Fiordland Vintage Machinery Museum Inc, Te Anau, Southland, NZ
I have been checking my calendar and receiving emails about upcoming tractor events in my future! The future looks bright……and busy! Two meetings in the next week, 2 big shows to attend in June and the list goes one.
Also I have been doing another of my favorite events…watching my grandchildren! We make a daily trip to the garage to work on toy tractors or work on the 1951 G John Deere that is parked in there. Fun, Fun, FUN! Sometimes we just play with toys on the open garage floor. What a good time!
The reason for the great opportunity to watch Callan (4) and Lola (2) is the fact their mother and father traveled to New Zealand for vacation. In our day of modern technology we can send texts or snapchats and keep up with kids and mom and dad everyday!
Recently I received a text message including a few pictures and videos from….The Fiordland Vintage Machinery Museum! I have gotten several pictures and videos of beautiful scenery and waterfalls and even more, but these were my favorite pictures yet! Exhibits at the museum include over 60 working tractors.
They also have a selection of early road graders and motorbikes, and a massive collection of early machinery. The museum has a fully operational Blacksmith Shop, displays of Te Anau's early history. This includes the first telephone exchange and other memorabilia and Te Anau's first school building.
One of the tractors at the Fiordland Museum was a Field Marshall Diesel. I have seen them in videos and may have seen one in person though I don’t remember it. They are a unique machine.

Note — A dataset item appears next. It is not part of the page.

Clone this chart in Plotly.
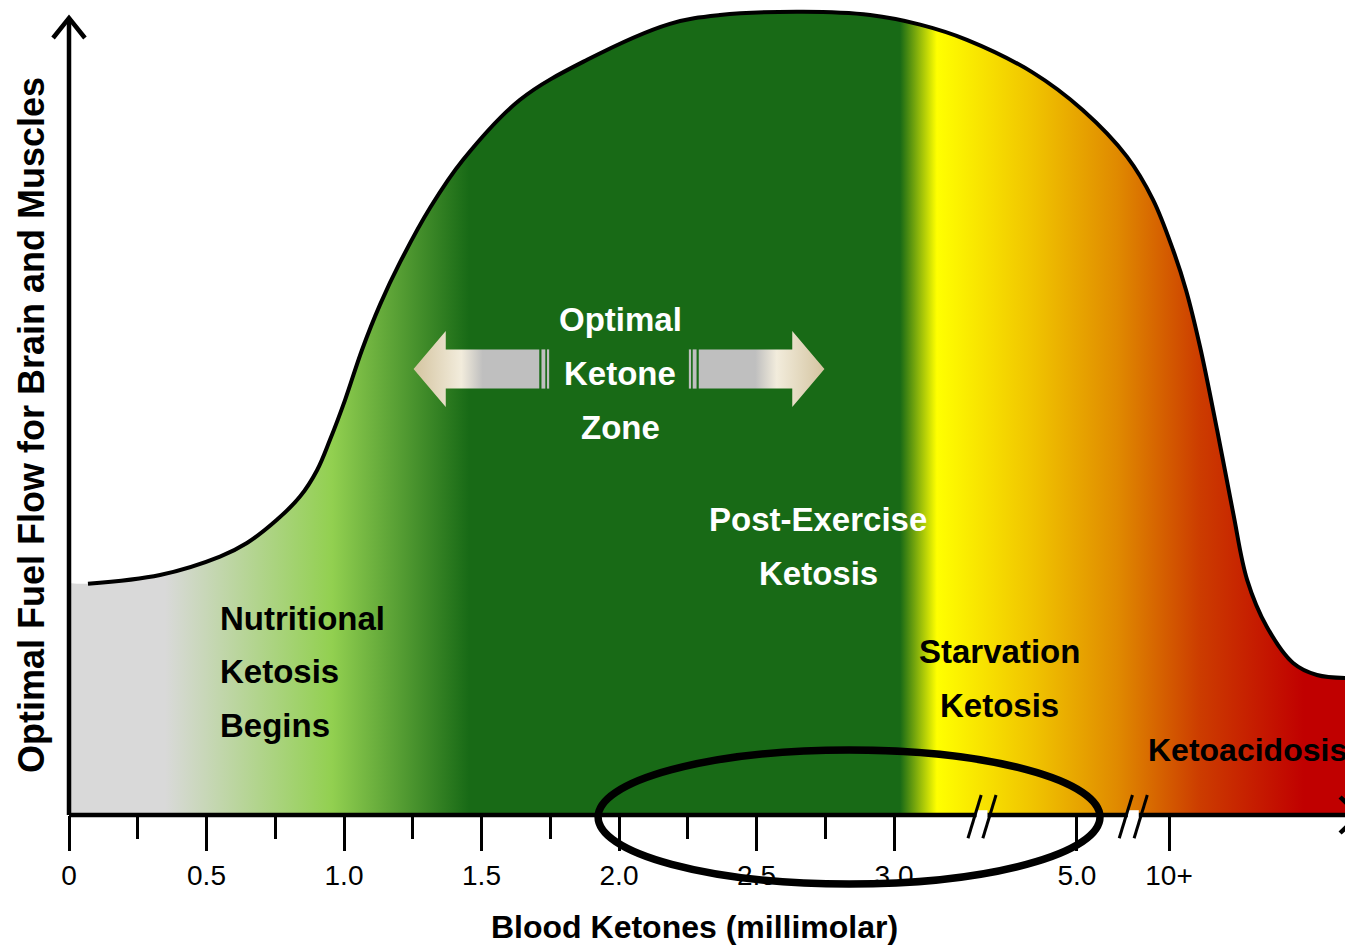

The Field-Marshall was distinct because of the use of a single- cylinder two-stroke diesel engine attached to a very large flywheel. Many tractors used multi cylinder engines but the single-cylinder design was quite common in Europe at the time. Another tractor with similar design was the Lanz Bulldog, which was manufactured in Germany.
To start the Marshall a smouldering piece of special paper, containing saltpetre, is inserted into the cylinder head by means of the special screw-in holder in the cylinder head. This smouldering paper acts as a modern day glow plug would act. The engine is then turned over with a crank on the flywheel. This is aided by the decompression valve, which decompresses the engine and makes it easier to turn over to allow the flywheel to gain speed and momentum. It can sometimes take considerable physical exertion to start a Field Marshall tractor!
Some Field Marshall tractors are equipped with a shotgun type blank cartridge loaded into the engine's intake system. The smouldering paper is placed in the cylinder head, and the cartridge is fired by tapping the base of the protruding firing pin with a hammer. This puts a charge into the bore, sending the piston through its stroke, bursting into life! The drawback of this starting method is that it can deposit carbon which often causes jamming of the decompression valve. I have seen this starting method used and it is quite interesting!
Whenever we travel to a different town I love to take in their local museum if they have one. It is kind of fun to think of traveling half-way around the world and seeing their “tractor” museum. I am sure the trip to New Zealand was great, but grandpa is happy they stumbled across the Fiordland Vintage Machinery Museum, in Te Anau, Southland, New Zealand!